On Friday night, three civilians with red and white armlets came into our home. One had a sabre, the second a rifle and the third a Browning. My mother had to stay in the kitchen, with an armed civilian beside her. My sister, two years younger than myself, and I were led into separate rooms each one by another civilian. I was forced to sit on the sofa, the civilian sat down beside me and began to make a physical examination. Then he grasped under my skirt, tore my knickers and demanded that I should be intimate with him. I defended myself frantically, even when, with the Browning to my breast, he threatened me with death. Only after bringing over to his assistance the second civilian, who in the meantime had raped my younger sister, was he able to force me to sexual intercourse with him. The doctor, whom I visited the next day, confirmed that sexual intercourse had taken place. The same result was shown by the examination of my younger sister. They beat me and tried to strangle me; I have not, however, sustained any considerable open wounds.

Source: WR II


 
Rojewo 36. Her Daughters as Targets

The Witness Else Siebert, nee Dey, of Rojewo in the Hohensalza district, deposed on oath as follow.
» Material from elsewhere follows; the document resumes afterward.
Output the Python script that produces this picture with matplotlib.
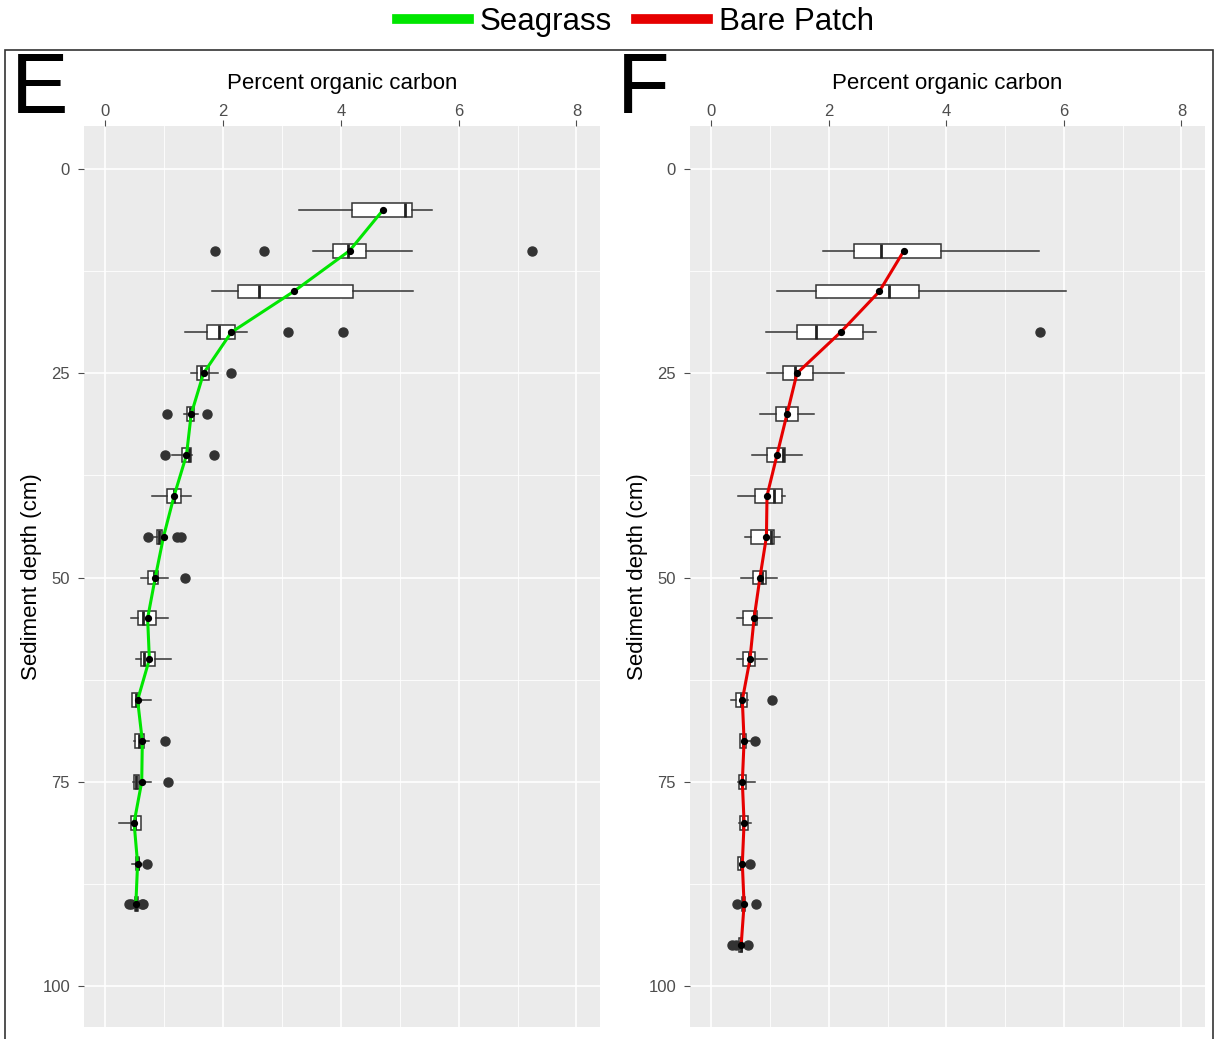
import matplotlib
matplotlib.use("Agg")
import matplotlib.pyplot as plt
from matplotlib.lines import Line2D
from matplotlib.patches import Rectangle

plt.rcParams['font.family'] = ['Liberation Sans', 'DejaVu Sans']

# ---- panel E : seagrass ----
depth_e = [5, 10, 15, 20, 25, 30, 35, 40, 45, 50, 55, 60, 65, 70, 75, 80, 85, 90]
wlo_e = [3.29, 3.52, 1.82, 1.36, 1.46, 1.33, 1.14, 0.80, 0.83, 0.61, 0.43, 0.53, 0.46, 0.49, 0.48, 0.24, 0.46, 0.50]
q1_e = [4.19, 3.86, 2.26, 1.72, 1.55, 1.39, 1.31, 1.05, 0.88, 0.73, 0.56, 0.60, 0.46, 0.51, 0.49, 0.43, 0.52, 0.50]
med_e = [5.09, 4.12, 2.61, 1.94, 1.63, 1.44, 1.43, 1.16, 0.92, 0.83, 0.65, 0.66, 0.52, 0.58, 0.53, 0.50, 0.55, 0.52]
q3_e = [5.21, 4.43, 4.20, 2.21, 1.77, 1.50, 1.46, 1.29, 0.97, 0.90, 0.87, 0.85, 0.58, 0.66, 0.58, 0.60, 0.58, 0.55]
whi_e = [5.55, 5.21, 5.23, 2.40, 1.92, 1.57, 1.48, 1.45, 1.04, 1.07, 1.06, 1.11, 0.78, 0.75, 0.78, 0.60, 0.60, 0.55]
mean_e = [4.72, 4.15, 3.20, 2.14, 1.67, 1.46, 1.38, 1.17, 0.99, 0.85, 0.72, 0.75, 0.55, 0.63, 0.62, 0.49, 0.55, 0.52]
out_e = [[], [1.87, 2.69, 7.25], [], [3.11, 4.03], [2.14], [1.05, 1.72], [1.02, 1.85], [],
         [0.73, 1.22, 1.29], [1.36], [], [], [], [1.02], [1.07], [], [0.71], [0.40, 0.44, 0.62, 0.65]]

# ---- panel F : bare patch ----
depth_f = [10, 15, 20, 25, 30, 35, 40, 45, 50, 55, 60, 65, 70, 75, 80, 85, 90, 95]
wlo_f = [1.90, 1.12, 0.94, 0.95, 0.83, 0.70, 0.46, 0.58, 0.51, 0.44, 0.44, 0.34, 0.49, 0.46, 0.47, 0.45, 0.50, 0.47]
q1_f = [2.43, 1.79, 1.46, 1.23, 1.11, 0.95, 0.75, 0.68, 0.71, 0.54, 0.54, 0.43, 0.49, 0.48, 0.49, 0.46, 0.52, 0.48]
med_f = [2.89, 3.02, 1.79, 1.43, 1.28, 1.23, 1.07, 1.02, 0.87, 0.73, 0.65, 0.51, 0.55, 0.52, 0.55, 0.50, 0.55, 0.50]
q3_f = [3.91, 3.54, 2.59, 1.74, 1.48, 1.26, 1.21, 1.07, 0.94, 0.78, 0.75, 0.61, 0.60, 0.59, 0.62, 0.54, 0.58, 0.52]
whi_f = [5.57, 6.03, 2.81, 2.26, 1.75, 1.55, 1.26, 1.17, 1.12, 1.04, 0.95, 0.63, 0.68, 0.75, 0.68, 0.60, 0.60, 0.54]
mean_f = [3.28, 2.86, 2.20, 1.46, 1.29, 1.12, 0.95, 0.94, 0.83, 0.73, 0.66, 0.53, 0.56, 0.53, 0.56, 0.53, 0.56, 0.51]
out_f = [[], [], [5.6], [], [], [], [], [], [], [], [], [1.04], [0.75], [], [], [0.66], [0.44, 0.76], [0.36, 0.42, 0.63]]

panels = [("E", depth_e, wlo_e, q1_e, med_e, q3_e, whi_e, mean_e, out_e, "#00E600"),
          ("F", depth_f, wlo_f, q1_f, med_f, q3_f, whi_f, mean_f, out_f, "#E60000")]

W, H = 1215, 1039
fig = plt.figure(figsize=(W / 100, H / 100), dpi=100)

ax_boxes = [[84, 126, 600, 1027], [690, 126, 1205, 1027]]

for (letter, dep, wlo, q1, med, q3, whi, mn, outs, col), (l, t, r, b) in zip(panels, ax_boxes):
    ax = fig.add_axes([l / W, 1 - b / H, (r - l) / W, (b - t) / H])
    ax.set_facecolor("#EBEBEB")
    for s in ax.spines.values():
        s.set_visible(False)

    stats = []
    for i in range(len(dep)):
        stats.append(dict(whislo=wlo[i], q1=q1[i], med=med[i], q3=q3[i], whishi=whi[i], fliers=outs[i]))
    ax.bxp(stats, positions=dep, widths=1.7, vert=False, patch_artist=True, manage_ticks=False,
           boxprops=dict(facecolor="white", edgecolor="#333333", linewidth=1.1),
           medianprops=dict(color="#222222", linewidth=2.0),
           whiskerprops=dict(color="#333333", linewidth=1.1),
           capprops=dict(linewidth=0),
           flierprops=dict(marker="o", markerfacecolor="#333333", markeredgecolor="#333333", markersize=6.5),
           zorder=3)

    ax.plot(mn, dep, color=col, lw=2.2, zorder=4)
    ax.plot(mn, dep, "o", color="black", ms=4.2, zorder=5)

    ax.set_xlim(-0.36, 8.4)
    ax.set_ylim(105, -5.25)
    ax.set_xticks([0, 2, 4, 6, 8])
    ax.set_xticks([1, 3, 5, 7], minor=True)
    ax.set_yticks([0, 25, 50, 75, 100])
    ax.set_yticks([12.5, 37.5, 62.5, 87.5], minor=True)
    ax.grid(which="major", color="white", lw=1.2)
    ax.grid(which="minor", color="white", lw=0.6)
    ax.set_axisbelow(True)
    ax.xaxis.tick_top()
    ax.xaxis.set_label_position("top")
    ax.tick_params(which="major", colors="#4D4D4D", labelsize=12, length=4)
    ax.tick_params(axis="x", pad=1)
    ax.tick_params(axis="y", pad=6)
    ax.tick_params(which="minor", length=0)
    ax.set_xlabel("Percent organic carbon", fontsize=16, color="black", labelpad=11)
    ax.set_ylabel("Sediment depth (cm)", fontsize=16, color="black", labelpad=0)

    fig.text((l - 73) / W, 1 - 91 / H, letter, fontsize=62, va="center", ha="left")

# outer frame around both panels
fig.add_artist(Rectangle((5 / W, -0.01), 1208 / W, 1 - 50 / H + 0.01, transform=fig.transFigure,
                         fill=False, edgecolor="#333333", lw=1.2))

handles = [Line2D([], [], color="#00E600", lw=7), Line2D([], [], color="#E60000", lw=7)]
fig.legend(handles, ["Seagrass", "Bare Patch"], loc="center", bbox_to_anchor=(0.523, 1 - 22 / H),
           ncol=2, frameon=False, fontsize=22.5, handlelength=2.3, columnspacing=0.75, handletextpad=0.35)

fig.savefig("out.png", dpi=100)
On Sept. 7, 1939, we observed Polish soldiers marching along the high road in the direction of Hohensalza. One band came to a halt by the roadside and several soldiers came into our house and asked us if we Hohensalza were perhaps "waiting for Hitler"; they demanded of us that we should leave immediately. We loaded the most necessary things onto a waggon as hastily as we could, sharing another waggon with the Trittel family, as each of us had only one horse. My brother-in-law, who also went with us, had harnessed both his two horses to his cart. We travelled over Hohensalza-Rojewo to an estate near there. Here we made a halt but were betrayed by a family of the name of Hallas, of Liskowo, to the Poles on the estate, of whom some wore armlets. These Poles ordered my husband to come with them, led him to the boundary of the estate and there shot him. I did not see the actual shooting myself but heard the shot and, later, saw him lying there. Shortly after, the men with the armlets fetched my brother-in-law and took him to the same place and killed him with two shots. Soon after the taking away of my husband, I went with my three daughters to the place in question and was in time to see him drop to the ground. Then the men with the armlets fetched our neighbour Trittel and shot him also, although he begged ceaselessly for mercy. And afterwards Trittel's daughter was shot, likewise from the front, and, some time later, the son, who received the bullet from behind and fell upon the body of his sister. All the assassinations were carried out by one and the same man and with a rifle. I presume that he was from the estate in question and that he there played a role similar to that played by the men wearing the same armlets on our own estates here.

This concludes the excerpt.